It seemed to be straight-forward. El Molinon, the stadium of Real Sporting de Gijon, Sporting Gijon for short, is said to be the oldest in Spain still in use and it may well be. But football began and is thankfully still played on football fields with terraces and stands just aspirations so in terms of antiquity perhaps the question should be what is Spain's oldest ground. And there the picture is less clear.
El Molinon 1917
El Molinon, in Spanish The Big Mill, or at least the land on which it now stands, is said first to have seen the beautiful game in May 1908. Sporting had been founded in 1905 but did not play its first match until 1907 and clearly that was on a pitch elsewhere. And until 1917 the club is actually recorded as using other locations for games, albeit close by in the still neighbouring, riverside Parque Isabel la Catolicat.
El Molinon
However, the process of actually acquiring the El Molinon terrain, one not completed until 1924, and adding infrastructure - enclosure and a wooden stand - seems to have been begun in 1915 with the first official match not taking place until April 1917. Thus it was only from that date it became, first, a recognisable stadium, with its current capacity of 30,000, and, second, the club's continuously official home. And therein lies something of a quandary.
El Rubial 1918
On the other side of Spain, a thousand kilometres south and east from the Atlantic port-city in Asturias, coastal still but on the Mediterranean, is the town of Aguilas with its stadium, El Rubial, The Blond. The town itself has a population of 35,000, an eighth of Gijon's. It's football-ground with a 4,000 capacity is proportionally about the same. Gijon plays just now nationally in La Liga's second division, Aguilas F.C. regionally in Spain's fourth tier.
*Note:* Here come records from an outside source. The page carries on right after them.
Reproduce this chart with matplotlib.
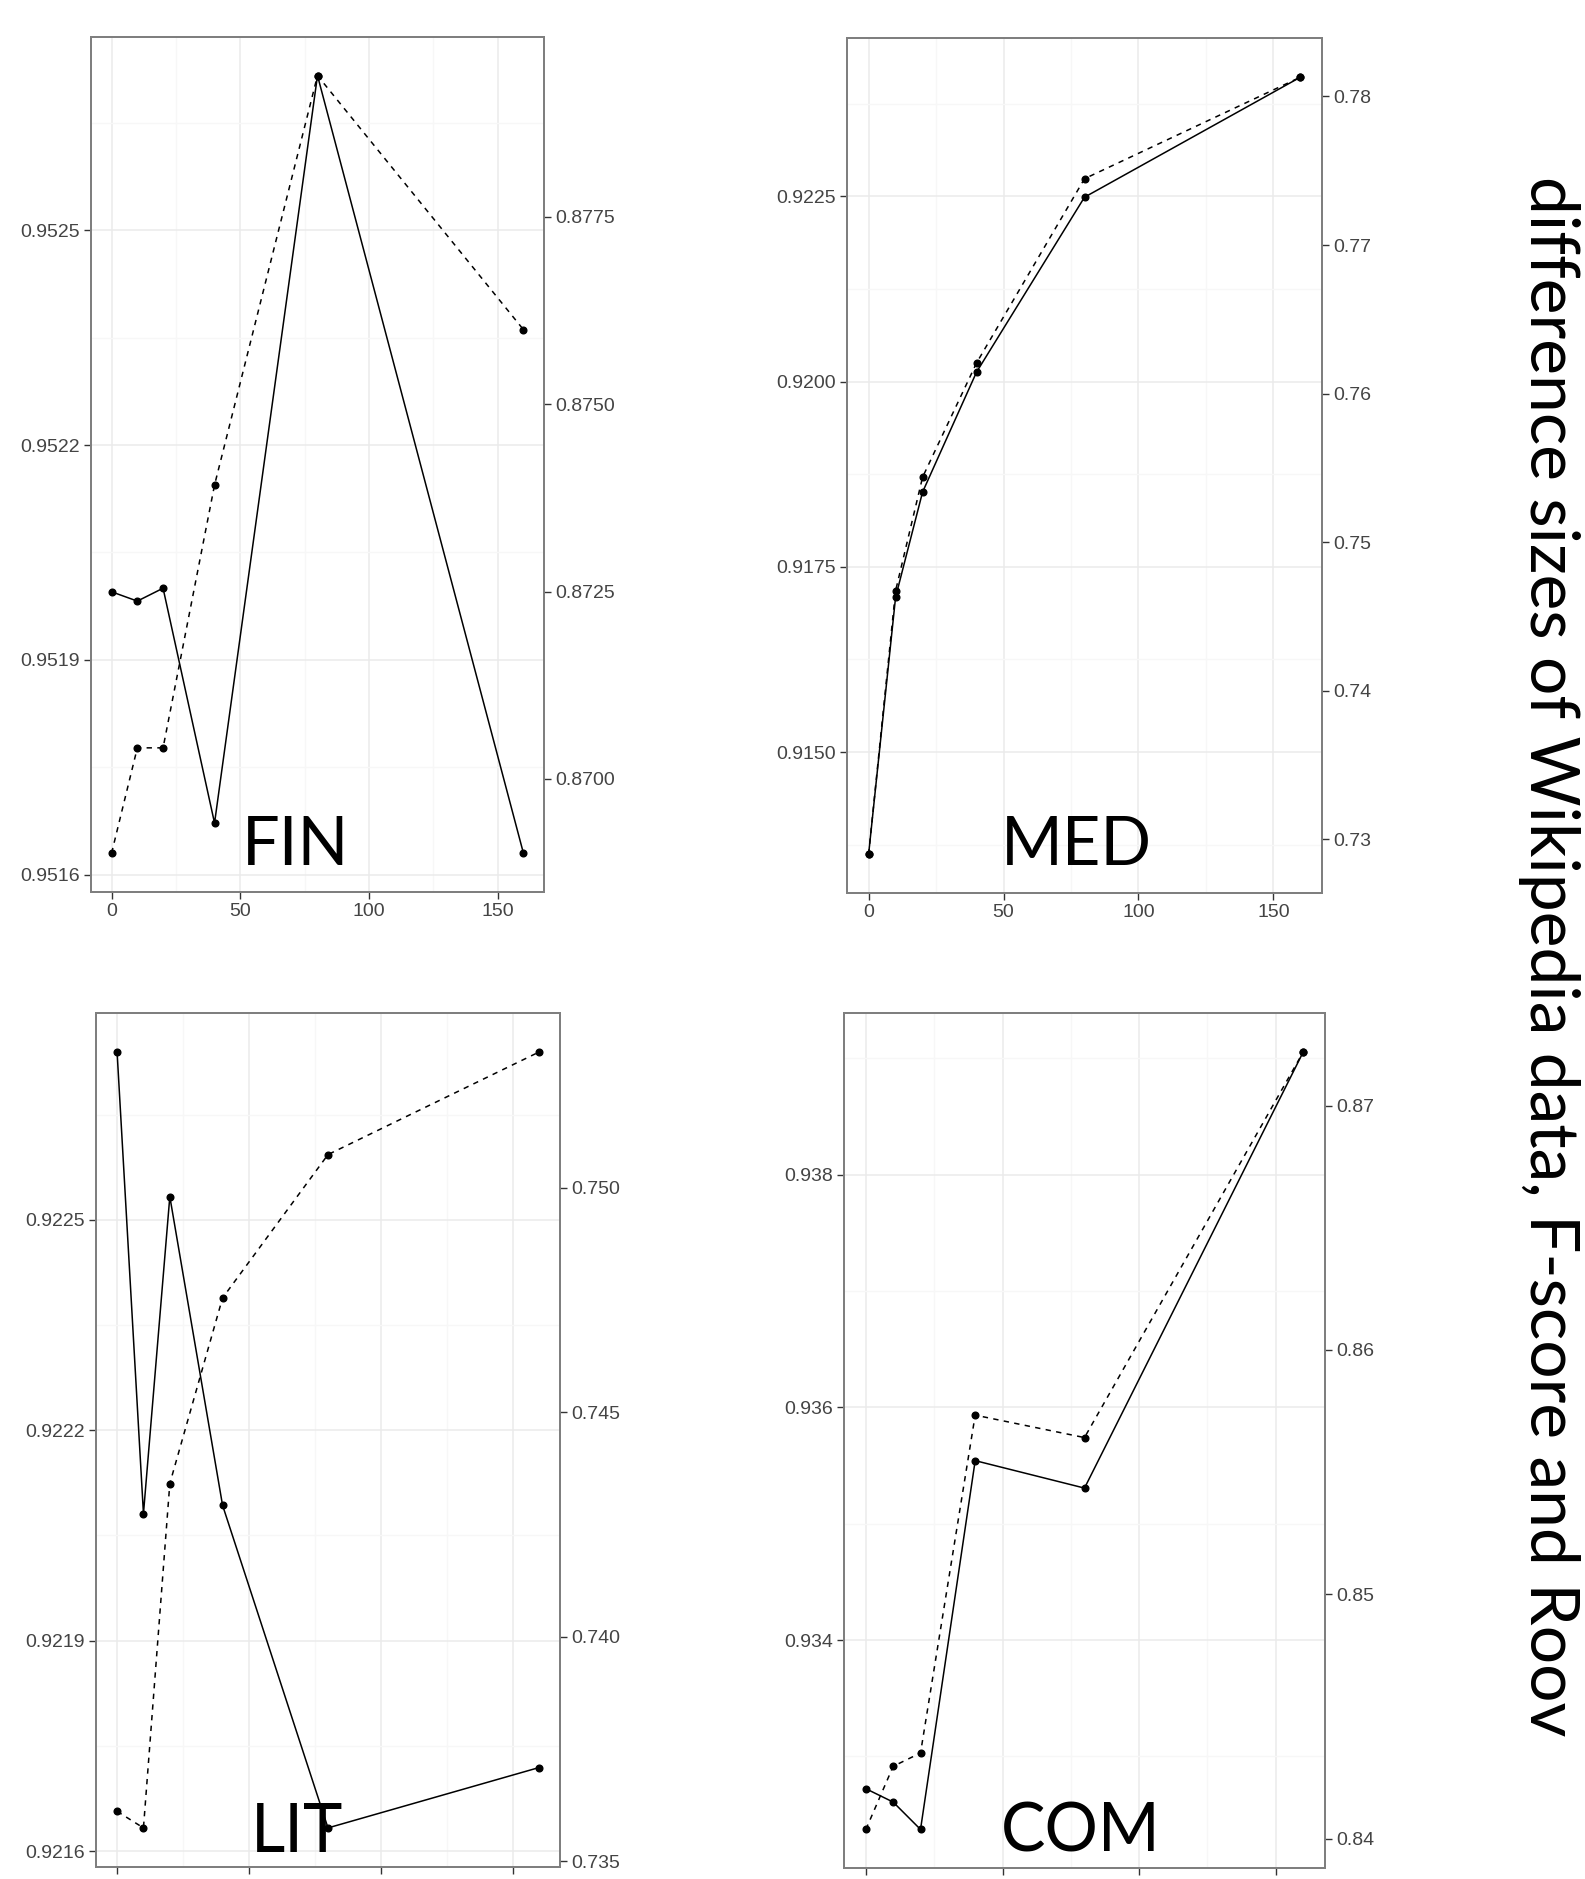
import matplotlib
matplotlib.use("Agg")
import matplotlib.pyplot as plt
from matplotlib.ticker import FixedLocator, MultipleLocator, FormatStrFormatter

W, H = 1585, 1879
DPI = 100

# ---------------- data ----------------
x_sizes = [0, 10, 20, 40, 80, 160]

fin_solid = [0.951995, 0.951982, 0.952000, 0.951672, 0.952716, 0.951630]
fin_dash = [0.869010, 0.870415, 0.870415, 0.873923, 0.879387, 0.875997]

med_solid = [0.913618, 0.917089, 0.918508, 0.920127, 0.922487, 0.924107]
med_dash = [0.728990, 0.746734, 0.754377, 0.762067, 0.774465, 0.781300]

lit_solid = [0.922739, 0.922081, 0.922533, 0.922093, 0.921633, 0.921719]
lit_dash = [0.736112, 0.735743, 0.743410, 0.747542, 0.750734, 0.753016]

com_solid = [0.932722, 0.932607, 0.932372, 0.935542, 0.935306, 0.939053]
com_dash = [0.840385, 0.842968, 0.843514, 0.857335, 0.856417, 0.872185]

x_ticks = [0, 50, 100, 150]
x_minor = [25, 75, 125]

fin_left_ticks = [0.9516, 0.9519, 0.9522, 0.9525]
fin_right_ticks = [0.8700, 0.8725, 0.8750, 0.8775]
med_left_ticks = [0.9150, 0.9175, 0.9200, 0.9225]
med_right_ticks = [0.73, 0.74, 0.75, 0.76, 0.77, 0.78]
lit_left_ticks = [0.9216, 0.9219, 0.9222, 0.9225]
lit_right_ticks = [0.735, 0.740, 0.745, 0.750]
com_left_ticks = [0.934, 0.936, 0.938]
com_right_ticks = [0.84, 0.85, 0.86, 0.87]

panel_names = ["FIN", "MED", "LIT", "COM"]
side_title = "difference sizes of Wikipedia data, F-score and Roov"

# ---------------- layout (pixels) ----------------
panels = [
    dict(name="FIN", solid=fin_solid, dash=fin_dash,
         lt=fin_left_ticks, lf="%.4f", lminor=0.00015,
         rt=fin_right_ticks, rf="%.4f",
         box=(91, 544, 36.7, 892), lab=(296, 865), xlabels=True),
    dict(name="MED", solid=med_solid, dash=med_dash,
         lt=med_left_ticks, lf="%.4f", lminor=0.00125,
         rt=med_right_ticks, rf="%.2f",
         box=(847, 1322, 38.3, 893.3), lab=(1076, 865), xlabels=True),
    dict(name="LIT", solid=lit_solid, dash=lit_dash,
         lt=lit_left_ticks, lf="%.4f", lminor=0.00015,
         rt=lit_right_ticks, rf="%.3f",
         box=(96, 560, 1013.3, 1866.7), lab=(297, 1851.7), xlabels=False),
    dict(name="COM", solid=com_solid, dash=com_dash,
         lt=com_left_ticks, lf="%.3f", lminor=0.001,
         rt=com_right_ticks, rf="%.2f",
         box=(844, 1325, 1013.3, 1868.3), lab=(1081, 1851.5), xlabels=False),
]

TICK_FONT = "Liberation Sans"
BIG_FONT = ["Lato", "DejaVu Sans"]
TXT_COL = "#444444"
TICK_COL = "#333333"
BORDER_COL = "#7F7F7F"

fig = plt.figure(figsize=(W / DPI, H / DPI), dpi=DPI)
fig.patch.set_facecolor("white")


def expand(vals, frac=0.05):
    lo, hi = min(vals), max(vals)
    d = (hi - lo) * frac
    return lo - d, hi + d


for p in panels:
    l, r, t, b = p["box"]
    ax = fig.add_axes([l / W, 1 - b / H, (r - l) / W, (b - t) / H])
    ax2 = ax.twinx()
    ax.set_zorder(1)
    ax2.set_zorder(2)
    ax.set_facecolor("white")
    ax2.patch.set_visible(False)

    ax.plot(x_sizes, p["solid"], color="black", lw=1.1, marker="o",
            ms=4.8, mec="black", mfc="black", zorder=3)
    ax2.plot(x_sizes, p["dash"], color="black", lw=1.1, ls=(0, (3.5, 3.5)),
             marker="o", ms=4.8, mec="black", mfc="black", zorder=3)

    ax.set_xlim(-8, 168)
    ax.set_ylim(*expand(p["solid"]))
    ax2.set_ylim(*expand(p["dash"]))

    ax.xaxis.set_major_locator(FixedLocator(x_ticks))
    ax.xaxis.set_minor_locator(FixedLocator(x_minor))
    ax.yaxis.set_major_locator(FixedLocator(p["lt"]))
    ax.yaxis.set_minor_locator(MultipleLocator(p["lminor"]))
    ax.yaxis.set_major_formatter(FormatStrFormatter(p["lf"]))
    ax2.yaxis.set_major_locator(FixedLocator(p["rt"]))
    ax2.yaxis.set_minor_locator(FixedLocator([]))
    ax2.yaxis.set_major_formatter(FormatStrFormatter(p["rf"]))

    ax.grid(which="major", color="#EBEBEB", lw=1.1, zorder=0)
    ax.grid(which="minor", color="#F7F7F7", lw=1.0, zorder=0)
    ax.set_axisbelow(True)
    ax2.grid(False)

    ax.tick_params(which="major", direction="out", length=5, width=1.0,
                   color=TICK_COL, labelcolor=TXT_COL, labelsize=14, pad=3,
                   left=True, right=False, bottom=True, top=False,
                   labelbottom=p["xlabels"])
    ax.tick_params(which="minor", length=0)
    ax2.tick_params(which="major", direction="out", length=5, width=1.0,
                    color=TICK_COL, labelcolor=TXT_COL, labelsize=14, pad=3,
                    right=True, left=False)
    ax2.tick_params(which="minor", length=0)
    for lab in ax.get_xticklabels() + ax.get_yticklabels() + ax2.get_yticklabels():
        lab.set_fontfamily(TICK_FONT)

    for a in (ax, ax2):
        for s in a.spines.values():
            s.set_color(BORDER_COL)
            s.set_linewidth(1.4)

    lx, ly = p["lab"]
    fig.text(lx / W, 1 - ly / H, p["name"], ha="center", va="baseline",
             fontsize=48, family=BIG_FONT, color="black")

# side title, sized to span the measured length
target_len = 1559.0
st = fig.text(1530 / W, 1 - 956 / H, side_title, rotation=-90,
              rotation_mode="anchor", ha="center", va="baseline",
              fontsize=47, family=BIG_FONT, color="black")
fig.canvas.draw()
ext = st.get_window_extent(fig.canvas.get_renderer())
st.set_fontsize(47 * target_len / ext.height)

fig.savefig("out.png", dpi=DPI, facecolor="white")
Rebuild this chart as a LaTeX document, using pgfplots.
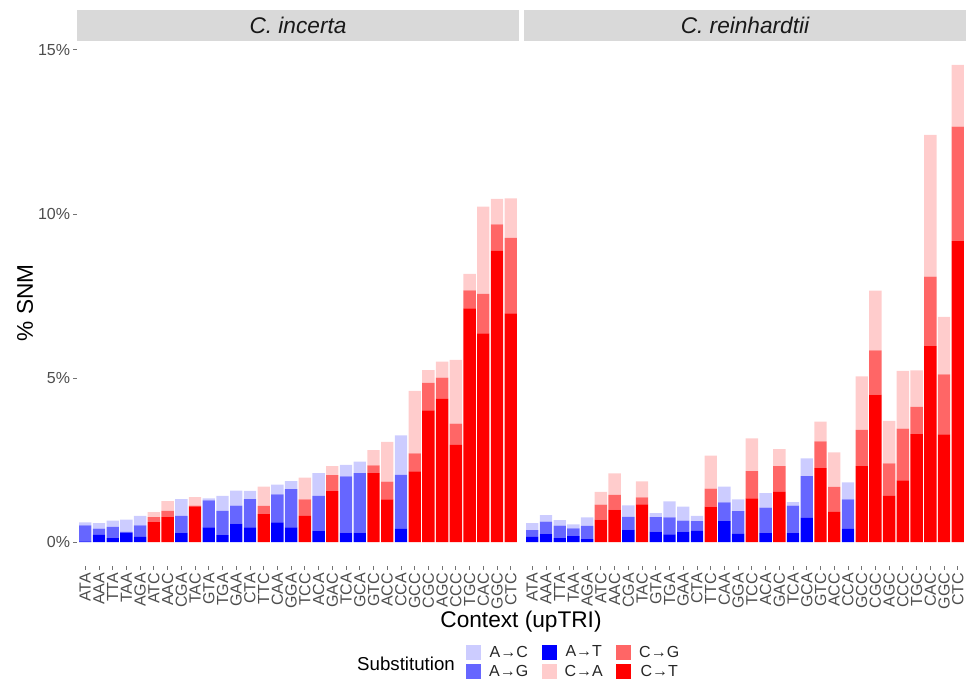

Yet, off-field they are quiet rivals.
El Rubial
It is known that on 19th January 1913 a recorded match took place between Sociedad Levantina and the town's then football team, Club Deportivo Aguileno, "in the new field ........... behind the electricity factory" with indication it was neither the first played, nor there. It was ground the founder and coach of that local team, Juan Gray, the Scot, John Watson Gray, who had lived in the town for two decades, would in June 1915 purchase and then, prior to retiring to Britain, grant in perpetuity to the community on condition that sport would continue to be played on it. And that is the case ever since, with the street in front now called Calle Juan Gray and much of the tight, immaculate stadium, coincidentally or not, itself painted white and blue.
Now there is no question that El Rubial is equivalent to El Molinon. The former's stand was only added in 1954 and on land that had to be purchased in addition to that already used. Prior to that it was just a football ground. But 1913 or even earlier is before 1917 and continuity is continuity. So perhaps we can settle for the following. Sporting Gijon's football stadium is the oldest one still in use in Spain, perhaps Iberia, Aguilas has the oldest functioning football ground in the same and to you is left the choice of which is more important. As a Scot I haver not.